Context:
In a recent Nature study, scientists from the US and Europe successfully built the first miniaturized lasers directly on silicon wafers. This is a major step in silicon photonics, solving a long-standing problem in combining photonic (light-based) parts with silicon chips. It opens the door to faster, more energy-efficient computing and data transfer.
The Evolution of Silicon Chips:
Silicon chips changed how we communicate by moving data electronically. Now, the focus is shifting from electrons to photons—particles of light—which can carry more data at faster speeds with less energy loss. This shift has led to silicon photonics, with growing use in data centers, sensors, and future technologies like quantum computing.
Structure of a Photonic Chip:
A silicon photonic chip has four main parts:
• A laser (creates the light),
• Waveguides (routes the light),
• Modulators (encode and decode data by changing light properties), and
• Photodetectors (turn light into electrical signals).
The biggest challenge has been building lasers directly on silicon. Silicon isn’t good at emitting light because of its indirect bandgap. Other materials like gallium arsenide (GaAs) are better since they have a direct bandgap, but combining them with silicon is hard due to mismatched atomic structures that cause defects and lower performance.
How researchers addressed this challenge?
- Researchers used a method that works with existing CMOS (complementary metal-oxide-semiconductor) chip-making technology.

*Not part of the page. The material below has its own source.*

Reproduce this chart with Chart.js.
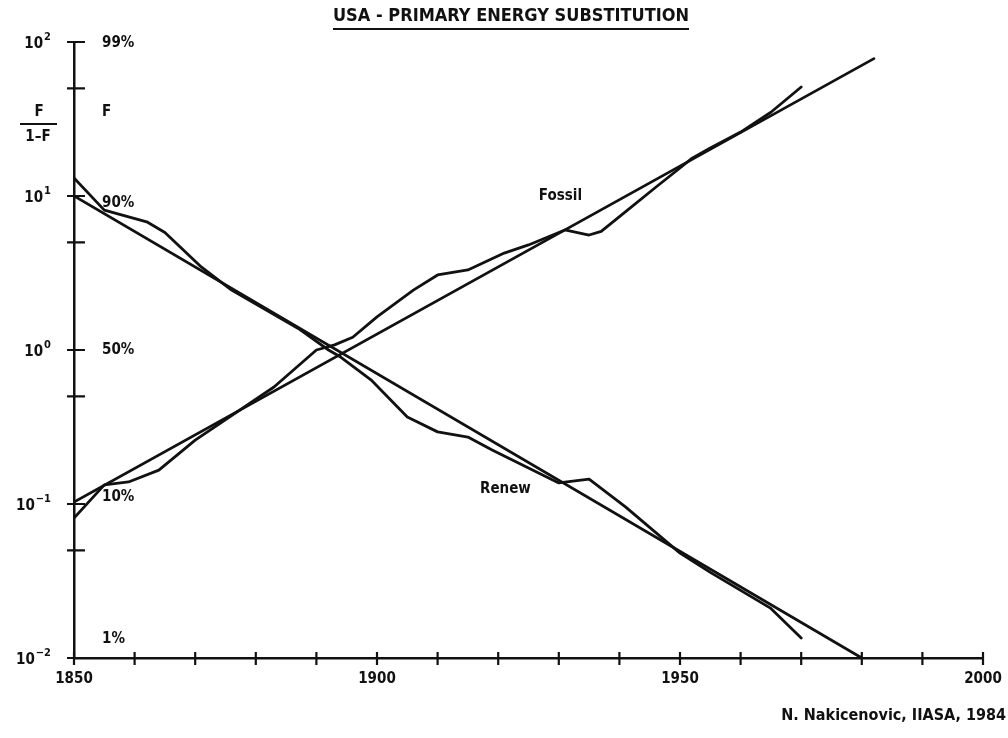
<!DOCTYPE html>
<html>
<head>
<meta charset="utf-8">
<script src="https://cdn.jsdelivr.net/npm/chart.js@4/dist/chart.umd.min.js"></script>
<style>
  html, body { margin: 0; padding: 0; background: #fff; }
  #wrap { width: 1008px; height: 738px; }
</style>
</head>
<body>
<div id="wrap"><canvas id="chart" width="1008" height="738"></canvas></div>
<script>
// USA - primary energy substitution, F/(1-F) on a log scale

const fossilYears = [1850, 1855, 1859, 1864, 1870, 1883, 1890, 1893, 1896, 1900, 1906, 1910, 1915, 1921, 1925, 1931, 1935, 1937, 1942, 1946, 1950, 1952, 1955, 1960, 1965, 1970];
const fossilRatio = [0.081, 0.133, 0.139, 0.166, 0.26, 0.575, 1.0, 1.08, 1.21, 1.64, 2.45, 3.07, 3.31, 4.26, 4.81, 6.02, 5.58, 5.9, 8.49, 11.4, 15.2, 17.6, 20.5, 26, 35, 51];

const renewYears = [1850, 1855, 1862, 1865, 1871, 1876, 1887, 1892, 1894, 1899, 1905, 1910, 1915, 1919, 1924, 1930, 1935, 1941, 1950, 1955, 1965, 1970];
const renewRatio = [13.1, 8.1, 6.8, 5.8, 3.46, 2.45, 1.38, 1.0, 0.9, 0.64, 0.367, 0.294, 0.272, 0.224, 0.179, 0.137, 0.145, 0.0957, 0.048, 0.036, 0.021, 0.0135];

// logistic fits, straight lines here
const fossilFitYears = [1850, 1982];
const fossilFitRatio = [0.103, 78];
const renewFitYears = [1850, 1980];
const renewFitRatio = [10, 0.01];

const yTicks = [0.01, 0.05, 0.1, 0.5, 1, 5, 10, 50, 100];
const xLabelYears = [1850, 1900, 1950, 2000];
const shareLabels = ["99%", "90%", "50%", "10%", "1%"];
const shareValues = [0.99, 0.9, 0.5, 0.1, 0.01];

const FONT = "'DejaVu Sans Condensed', 'DejaVu Sans', sans-serif";

const toPoints = (xs, ys) => xs.map((x, i) => ({ x: x, y: ys[i] }));

const lineStyle = {
  borderColor: "#111",
  borderWidth: 2.8,
  pointRadius: 0,
  tension: 0,
  borderJoinStyle: "round",
  borderCapStyle: "round",
  fill: false,
};

// tick marks crossing the axis lines, and the 10^n labels
const crossTicks = {
  id: "crossTicks",
  afterDraw(chart) {
    const { ctx, scales: { x, y } } = chart;
    ctx.save();
    ctx.strokeStyle = "#111";
    ctx.fillStyle = "#111";
    ctx.lineWidth = 2.2;
    ctx.beginPath();
    x.ticks.forEach((t) => {
      const px = x.getPixelForValue(t.value);
      ctx.moveTo(px, y.bottom - 6);
      ctx.lineTo(px, y.bottom + 7);
    });
    y.ticks.forEach((t) => {
      const py = y.getPixelForValue(t.value);
      ctx.moveTo(x.left - 7, py);
      ctx.lineTo(x.left + 11, py);
    });
    ctx.stroke();

    ctx.textBaseline = "alphabetic";
    y.ticks.forEach((t) => {
      const e = Math.round(Math.log10(t.value));
      if (Math.abs(Math.log10(t.value) - e) > 1e-6) return;
      const py = y.getPixelForValue(t.value);
      const expo = e < 0 ? "\u2212" + Math.abs(e) : String(e);
      ctx.font = "bold 11px " + FONT;
      const ew = ctx.measureText(expo).width;
      ctx.textAlign = "left";
      ctx.fillText(expo, 51 - ew, py - 2);
      ctx.font = "bold 15px " + FONT;
      ctx.textAlign = "right";
      ctx.fillText("10", 50 - ew, py + 6);
    });
    ctx.restore();
  },
};

// title, share labels, curve names, credit
const notes = {
  id: "notes",
  afterDraw(chart) {
    const { ctx, scales: { x, y } } = chart;
    ctx.save();
    ctx.fillStyle = "#111";
    ctx.strokeStyle = "#111";
    ctx.textBaseline = "middle";

    // title with underline
    ctx.font = "bold 18px " + FONT;
    ctx.textAlign = "center";
    const title = "USA - PRIMARY ENERGY SUBSTITUTION";
    ctx.fillText(title, 511, 16);
    const tw = ctx.measureText(title).width;
    ctx.lineWidth = 2;
    ctx.beginPath();
    ctx.moveTo(511 - tw / 2, 29);
    ctx.lineTo(511 + tw / 2, 29);
    ctx.stroke();

    // share of fossil, next to the axis
    ctx.font = "bold 15px " + FONT;
    ctx.textAlign = "left";
    shareLabels.forEach((lab, i) => {
      const f = shareValues[i];
      let py = y.getPixelForValue(f / (1 - f));
      if (py > y.bottom - 10) py -= 18;
      ctx.fillText(lab, x.left + 28, py);
    });
    ctx.fillText("F", x.left + 28, 112);

    // F / (1-F)
    ctx.textAlign = "center";
    ctx.fillText("F", 39, 112);
    ctx.fillText("1\u2013F", 38, 137);
    ctx.lineWidth = 2;
    ctx.beginPath();
    ctx.moveTo(20, 124);
    ctx.lineTo(57, 124);
    ctx.stroke();

    // curve names
    ctx.textAlign = "left";
    ctx.fillText("Fossil", x.getPixelForValue(1926.7), y.getPixelForValue(10));
    ctx.fillText("Renew", x.getPixelForValue(1917), y.getPixelForValue(0.125));

    // credit
    ctx.font = "bold 16px " + FONT;
    ctx.textAlign = "right";
    ctx.fillText("N. Nakicenovic, IIASA, 1984", 1006, 716);
    ctx.restore();
  },
};

const ctx = document.getElementById("chart").getContext("2d");

const chart = new Chart(ctx, {
  type: "line",
  data: {
    datasets: [
      { label: "Fossil", data: toPoints(fossilYears, fossilRatio), ...lineStyle },
      { label: "Renew", data: toPoints(renewYears, renewRatio), ...lineStyle },
      { label: "Fossil fit", data: toPoints(fossilFitYears, fossilFitRatio), ...lineStyle },
      { label: "Renew fit", data: toPoints(renewFitYears, renewFitRatio), ...lineStyle },
    ],
  },
  options: {
    responsive: false,
    animation: false,
    layout: { padding: { top: 42, right: 25, left: 0, bottom: 0 } },
    plugins: {
      legend: { display: false },
      tooltip: { enabled: false },
      title: { display: false },
    },
    scales: {
      x: {
        type: "linear",
        min: 1850,
        max: 2000,
        grid: { display: false, drawTicks: false },
        border: { display: true, color: "#111", width: 2.5 },
        ticks: {
          stepSize: 10,
          autoSkip: false,
          maxRotation: 0,
          padding: 12,
          color: "#111",
          font: { family: FONT, size: 15, weight: "bold" },
          callback: (v) => (xLabelYears.includes(v) ? String(v) : ""),
        },
        afterFit: (s) => {
          s.height = 80;
          s.paddingLeft = 0;
          s.paddingRight = 0;
        },
      },
      y: {
        type: "logarithmic",
        min: 0.01,
        max: 100,
        grid: { display: false, drawTicks: false },
        border: { display: true, color: "#111", width: 2.5 },
        afterBuildTicks: (s) => {
          s.ticks = yTicks.map((v) => ({ value: v }));
        },
        ticks: { display: false },
        afterFit: (s) => {
          s.width = 74;
        },
      },
    },
  },
  plugins: [crossTicks, notes],
});
</script>
</body>
</html>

- They etched very small trenches into a 300-mm silicon wafer, filled them with silicon dioxide, and added GaAs at the bottom. This setup trapped defects at the base, allowing a good-quality GaAs crystal to grow above.
- They then added indium gallium arsenide (InGaAs)—a GaAs variant with 20% indium—to make light emission more efficient. A protective indium gallium phosphide (InGaP) layer was added, and electrical contacts powered the device to generate photons (light).
Performance and Future Potential:
- Researchers embedded 300 working lasers on a standard 300-mm wafer. Each laser produced light at 1,020 nanometers, ideal for short-distance chip-to-chip communication. They used just 5 milliamps of current (like an LED) and gave off around 1 milliwatt of power. The lasers worked for 500 hours at room temperature (25°C).
- However, performance dropped above 55°C, showing that heat management is still a challenge—especially since some optical chips can handle up to 120°C.
Conclusion:
This is the first successful demonstration of fully integrating laser diodes on a large silicon wafer. The method is scalable, cost-effective, and fits current manufacturing processes. It could reshape how chips are built and improve computing power while cutting energy use—especially in areas like AI systems, cloud computing, and advanced electronics. As photonics progresses, such innovations are key to meeting the needs of future technologies.